Using a couple of empty beverage cans, you can make a lightweight and functional camp stove. Useful for survival situations, backpacking expeditions, or just impressing your pyromaniac friends!
If you are having trouble keeping the stove lit, you can make a windscreen for it as well.
Thanks to Sam for demonstrating the project for this Instructable.
"Submitted by Ace Monster Toys Hackerspace in Oakland, CA for the Instructables Sponsorship Program"
Step 1: Tools & Materials
* 2 aluminum cans
* blocks of scrap wood (one approx 3/4" thick + a few thinner ones)
* razor blade
* pushpin or two
* old Phillips screwdriver
* pliers, needle nose if you have them
* one penny
* liquid camp fuel (e.g. white gas or perhaps methanol -- isopropyl alcohol won't quite work)
Step 2: Make Beverage Can Cutting Jig
First, we want to assemble a jig for cutting the beverage cans in a straight line all the way around.
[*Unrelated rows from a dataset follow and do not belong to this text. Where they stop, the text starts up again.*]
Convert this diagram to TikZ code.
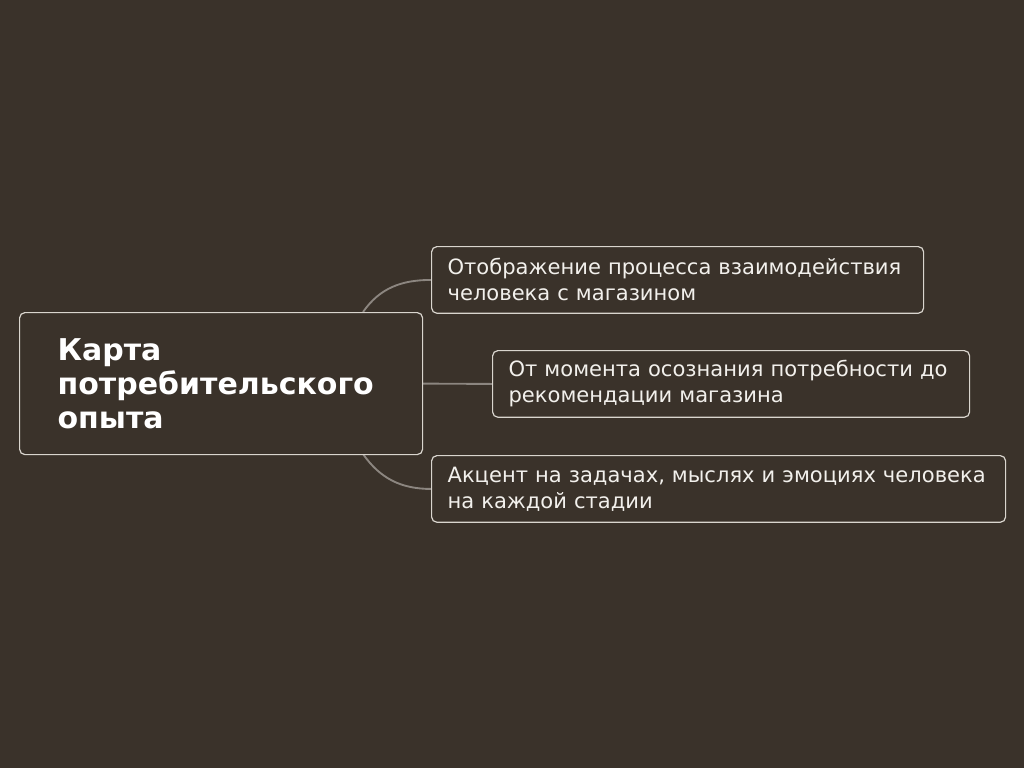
\documentclass[tikz,border=0pt]{standalone}
\usepackage{fontspec}
\setmainfont{DejaVu Sans}
\usetikzlibrary{backgrounds}
\definecolor{bgdark}{HTML}{3A322A}
\definecolor{boxline}{HTML}{D9D5CE}
\definecolor{linkline}{HTML}{8C8680}
\definecolor{cardtext}{HTML}{F2F0EC}

\tikzset{
  card/.style={draw=boxline, line width=0.9pt, fill=bgdark, rounded corners=4pt,
    anchor=north west, text=cardtext, align=left, inner ysep=0pt,
    font=\fontsize{15.8}{19.5}\selectfont},
  rootcard/.style={card, text=white, inner xsep=28.5pt,
    font=\bfseries\fontsize{22.5}{25.5}\selectfont},
  link/.style={draw=linkline, line width=1.4pt},
}

\begin{document}
\begin{tikzpicture}[x=0.75pt, y=-0.75pt]
  \useasboundingbox (0,0) rectangle (1024,768);

  % cards
  \node[rootcard, text width=245.25pt, minimum height=106.5pt] (root) at (19,312)
    {Карта\\потребительского\\опыта};
  \node[card, inner xsep=12pt, text width=345pt, minimum height=50pt] (goal) at (431,246)
    {Отображение процесса взаимодействия\\человека с магазином};
  \node[card, inner xsep=12pt, text width=333.75pt, minimum height=50pt] (span) at (492,350)
    {От момента осознания потребности до\\рекомендации магазина};
  \node[card, inner xsep=12pt, text width=406.5pt, minimum height=50pt] (focus) at (431,455)
    {Акцент на задачах, мыслях и эмоциях человека\\на каждой стадии};

  % branch ends on the root card
  \coordinate (jt) at (363,312);
  \coordinate (jb) at (363,454);

  % links, behind the cards
  \begin{scope}[on background layer]
    \fill[bgdark] (0,0) rectangle (1024,768);
    \draw[link] (jt) to[out=55, in=180] (goal.west);
    \draw[link] (root.east) -- (span.west);
    \draw[link] (jb) to[out=-55, in=180] (focus.west);
  \end{scope}
\end{tikzpicture}
\end{document}
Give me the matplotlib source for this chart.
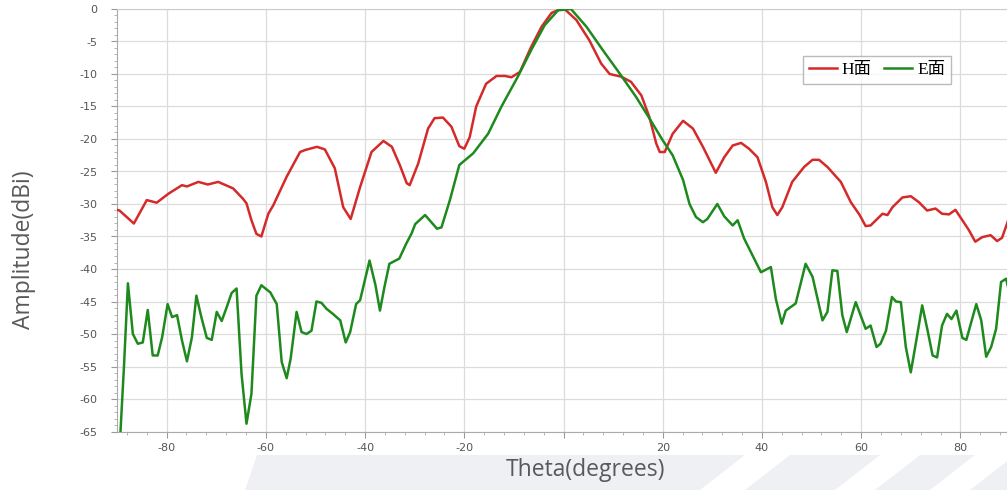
import matplotlib.pyplot as plt
from matplotlib.patches import Polygon
from matplotlib.ticker import MultipleLocator

plt.rcParams['axes.unicode_minus'] = False

# H面 (red) - angle in degrees, amplitude in dBi
h_theta = [-90, -89.5, -86.6, -84.0, -82.0, -79.6, -76.9, -75.9, -73.6, -71.7,
           -69.6, -66.6, -64.6, -63.9, -62.9, -61.9, -60.9, -59.5, -58.5, -55.8,
           -53.1, -52.1, -49.7, -48.1, -46.1, -44.4, -42.9, -41.0, -38.7, -36.3,
           -34.6, -33.0, -31.6, -31.0, -29.3, -27.3, -26.0, -24.3, -22.6, -21.0,
           -20.0, -18.9, -17.6, -15.6, -13.5, -11.8, -10.5, -8.8, -6.5, -4.4,
           -2.4, -0.7, 0.2, 2.6, 5.2, 7.6, 9.3, 11.6, 13.6, 15.7,
           17.3, 18.7, 19.4, 20.4, 22.0, 24.1, 26.1, 28.1, 30.7, 32.4,
           34.1, 35.8, 37.4, 39.1, 40.8, 42.1, 43.1, 44.1, 46.1, 48.5,
           50.2, 51.5, 53.2, 55.9, 57.9, 59.7, 60.9, 61.9, 64.3, 65.3,
           66.3, 68.3, 70.0, 71.6, 73.3, 75.0, 76.3, 77.7, 79.0, 80.4,
           81.7, 83.0, 84.4, 86.1, 87.4, 88.4, 89.5, 90]
h_amp = [-30.9, -31.0, -33.0, -29.4, -29.8, -28.4, -27.1, -27.3, -26.6, -27.0,
         -26.6, -27.6, -29.2, -29.9, -32.5, -34.6, -35.0, -31.5, -30.2, -25.8,
         -22.0, -21.7, -21.2, -21.6, -24.5, -30.5, -32.3, -27.4, -22.0, -20.3,
         -21.2, -24.0, -26.8, -27.1, -23.8, -18.4, -16.8, -16.7, -18.1, -21.1,
         -21.5, -19.7, -15.0, -11.5, -10.3, -10.3, -10.5, -9.7, -5.8, -2.7,
         -0.6, -0.05, 0.0, -1.7, -4.8, -8.4, -10.0, -10.4, -11.2, -13.3,
         -16.6, -20.7, -22.0, -22.0, -19.2, -17.2, -18.4, -21.2, -25.2, -22.8,
         -21.0, -20.6, -21.5, -22.8, -26.6, -30.5, -31.7, -30.5, -26.6, -24.3,
         -23.2, -23.2, -24.3, -26.6, -29.7, -31.7, -33.4, -33.3, -31.5, -31.7,
         -30.5, -29.0, -28.8, -29.7, -31.0, -30.7, -31.5, -31.6, -30.9, -32.5,
         -34.0, -35.8, -35.1, -34.8, -35.7, -35.2, -32.8, -31.5]

# E面 (green)
e_theta = [-90, -89.3, -88.6, -87.8, -86.8, -85.8, -84.8, -83.8, -82.8, -81.8,
           -80.9, -79.8, -78.9, -77.9, -76.9, -75.9, -74.9, -74.0, -73.0, -71.9,
           -70.9, -69.9, -68.9, -67.9, -66.9, -65.9, -64.9, -63.9, -62.9, -61.9,
           -60.9, -59.1, -57.8, -56.8, -55.8, -55.0, -53.8, -52.8, -51.8, -50.8,
           -49.8, -48.8, -47.8, -46.5, -45.0, -43.9, -43.0, -41.8, -41.0, -39.1,
           -37.9, -37.0, -36.1, -35.1, -33.1, -31.7, -30.6, -29.9, -27.9, -25.5,
           -24.6, -22.9, -21.0, -18.2, -15.2, -12.5, -9.2, -6.5, -3.8, -1.1,
           1.5, 4.6, 7.9, 11.3, 14.6, 17.3, 20.0, 22.0, 24.1, 25.4,
           26.7, 28.1, 29.0, 31.0, 32.4, 34.1, 35.1, 36.4, 38.1, 39.8,
           41.8, 42.8, 44.0, 44.8, 46.8, 48.8, 50.2, 52.2, 53.2, 54.2,
           55.2, 56.2, 57.1, 58.9, 60.9, 61.9, 63.1, 63.9, 65.0, 66.2,
           67.0, 68.0, 69.0, 70.0, 71.0, 72.3, 73.4, 74.4, 75.3, 76.3,
           77.3, 78.2, 79.2, 80.4, 81.2, 83.2, 84.2, 85.2, 86.2, 87.2,
           88.2, 89.2, 90]
e_amp = [-75.0, -64.9, -55.1, -42.2, -50.0, -51.5, -51.3, -46.3, -53.3, -53.3,
         -50.5, -45.4, -47.4, -47.1, -51.0, -54.2, -50.5, -44.1, -47.4, -50.6,
         -50.9, -46.6, -48.0, -45.9, -43.7, -43.0, -56.1, -63.8, -59.2, -44.1,
         -42.5, -43.6, -45.4, -54.3, -56.8, -53.8, -46.6, -49.7, -50.0, -49.5,
         -45.0, -45.2, -46.1, -46.9, -47.9, -51.3, -49.7, -45.4, -44.8, -38.7,
         -42.5, -46.4, -42.8, -39.2, -38.4, -36.1, -34.5, -33.1, -31.7, -33.8,
         -33.6, -29.4, -24.0, -22.2, -19.2, -15.0, -10.4, -6.3, -2.5, -0.2,
         0.0, -2.7, -6.3, -9.9, -13.5, -16.8, -20.2, -22.5, -26.3, -30.0,
         -32.0, -32.8, -32.3, -30.0, -31.9, -33.3, -32.5, -35.3, -37.9, -40.5,
         -39.7, -44.6, -48.4, -46.4, -45.3, -39.2, -41.2, -47.9, -46.6, -40.2,
         -40.3, -47.1, -49.7, -45.1, -49.2, -48.7, -52.0, -51.5, -49.5, -44.3,
         -45.0, -45.1, -52.0, -55.9, -51.5, -45.6, -49.5, -53.3, -53.6, -48.7,
         -46.9, -47.7, -46.4, -50.6, -50.9, -45.4, -47.9, -53.5, -52.0, -49.2,
         -42.0, -41.5, -44.0]

x_ticks = [-80, -60, -40, -20, 0, 20, 40, 60, 80]
x_labels = ['-80', '-60', '-40', '-20', '', '20', '40', '60', '80']
y_ticks = list(range(0, -70, -5))

fig = plt.figure(figsize=(10.07, 4.90), dpi=100)

# light grey band with diagonal stripes at the bottom
band = '#eef0f4'
fig.patches.append(Polygon([(257/1007, 35/490), (1.0, 35/490), (1.0, 0), (245/1007, 0)],
                           closed=True, transform=fig.transFigure, facecolor=band,
                           edgecolor='none', zorder=0))
for x0, w in [(745, 45), (880, 40), (975, 40)]:
    fig.patches.append(Polygon([(x0/1007, 35/490), ((x0 + w)/1007, 35/490),
                                ((x0 + w - 45)/1007, 0), ((x0 - 45)/1007, 0)],
                               closed=True, transform=fig.transFigure,
                               facecolor='white', edgecolor='none', zorder=0))

ax = fig.add_axes([117/1007, 58.5/490, 893/1007, 422.5/490])
ax.set_facecolor('white')

ax.plot(h_theta, h_amp, color='#d42a2a', lw=1.8, label='H面', zorder=3)
ax.plot(e_theta, e_amp, color='#1e8a1e', lw=1.8, label='E面', zorder=3)

ax.set_xlim(-90, 90)
ax.set_ylim(-65, 0)
ax.set_xticks(x_ticks)
ax.set_xticklabels(x_labels)
ax.set_yticks(y_ticks)
ax.xaxis.set_minor_locator(MultipleLocator(4))
ax.yaxis.set_minor_locator(MultipleLocator(1))
ax.grid(True, which='major', color='#dcdcdc', lw=0.9)
ax.tick_params(which='major', length=4, color='#999999', labelsize=8,
               labelcolor='#555555')
ax.tick_params(axis='y', which='major', pad=10)
ax.tick_params(axis='x', which='major', pad=4)
ax.tick_params(which='minor', length=2, color='#aaaaaa')
for s in ['left', 'bottom']:
    ax.spines[s].set_color('#aaaaaa')
ax.spines['top'].set_color('#cccccc')
ax.spines['right'].set_visible(False)

leg = ax.legend(loc='upper left', bbox_to_anchor=(0.768, 0.889), ncol=2,
                frameon=True, fancybox=False, borderaxespad=0, handlelength=1.6,
                handletextpad=0.3, columnspacing=0.7, borderpad=0.35,
                prop={'family': ['Liberation Serif', 'Noto Sans CJK SC'], 'size': 12.5})
leg.get_frame().set_edgecolor('#aaaaaa')
leg.get_frame().set_linewidth(1.0)

fig.text(24/1007, 1 - 250/490, 'Amplitude(dBi)', rotation=90, ha='center',
         va='center', fontsize=16.5, color='#595959', family='Open Sans')
fig.text(586/1007, 1 - 470/490, 'Theta(degrees)', ha='center', va='center',
         fontsize=16.5, color='#595959', family='Open Sans')

fig.savefig('out.png', dpi=100)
In a pinch, you can just use scissors (that you don't mind getting dull!), aviation snips, a survival knife, etc., but things are easier if you get a nice clean cut.
The jig is basically a razor blade held into place onto the top part of a block of scrap wood with push pins/screws. You need two different thicknesses here: we used 3/4" for the burner (top) part and 1 1/8" for the body (bottom) part of the stove. Our piece of wood was 3/4" thick, and we had a few thin bits to put under it in order to get more thickness for the second part.
Be very careful with this part, and with cutting the cans in general. Metal can be very sharp!
Step 3: Cut the Cans
The next step is to cut the bottoms off of the two beverage cans to make the two parts of the stove. As previously mentioned the top part of the stove (burner) is approx 3/4", while the bottom part (body) is a bit bigger than that (approx 1 1/8").
Use the jig from Step 2 (or snips etc. as previously mentioned) to carefully cut the cans cross wise.
Use your thumbs to carefully push in the top part of the can to separate the metal where you have scored it with the razor.
After cutting the cans, burnish the sharp edges with a screwdriver, file, or just use sandpaper to sand them.
Step 4: Prepare the Burner
The smaller 3/4" tall can piece will become the stove's burner.
Using a pushpin, make six small holes around the perimeter of the base of the 3/4" can piece. Having them evenly spaced is nice and improves the stove a little, but it is mostly aesthetic. it is important for the holes to be on the side as that helps heat the outer can which then heats the fuel.
Next make the single center hole, make a pilot hole with a push pin and expand it with a screwdriver or whatever else you have to hand. it should be about a quarter of an inch in diameter, but bigger is fine too.
next, make larger holes around the edge one under each of the first six holes. a phillips screwdriver also works for this, but be careful not to make them too big. It is important not to disturb the top edge of the can, as that is what will make the seal with the second can. crimp the can edge to the inside at twelve evenly spaced points, one for each of the holes (this will also get the aluminum bits at the edge of the hole out of the way) and one in between each hole. A nice crenelated edge results.
Step 5: Assemble the Stove
We are now ready to put the two can pieces together. Insert the smaller burner piece into the larger body. with the bottom of the can facing upward. It is important to push the pieces together evenly.
Step 6: Prime and Light the Stove
In order for the stove to get working, it has to be primed with fuel. The idea is that the fuel gets heated up, which produces vapor which can then be lit.
First, put the penny over the large hole in the center of the burner.
Next, pour fuel in to the little cup formed by the bottom of the can (this area is used as an approximate measure here). Push the penny aside, which causes the fuel to drop down into the bottom cup. Leave a small amount of fuel in the outer rim which you will light to prime the stove.
Eventually, the outside of case is heated up by the burning priming fuel, which in turn vaporizes fuel inside the bottom cup.
After priming, the jets will fire up. The penny acts as pressure valve… (you could also use a nickel which will cause the flames to be higher, but the efficiency of the stove suffers). Periodically, the stove will "burp" the penny to release pressure inside the stove.
At this stage, look for leaks between the jets.. if the two pieces of the stove are not sealed properly, you may have to adjust the crimped bits and/or try again.
If you have to break camp in a hurry and want to burn off the remaining fuel, quickly move the penny off of the hole (with a knife or stick or something -- be careful!) and the fuel will burn off.
If you are using this in snow, you could cut another bottom can and use it to elevate the stove higher and insulate the stove from underneath.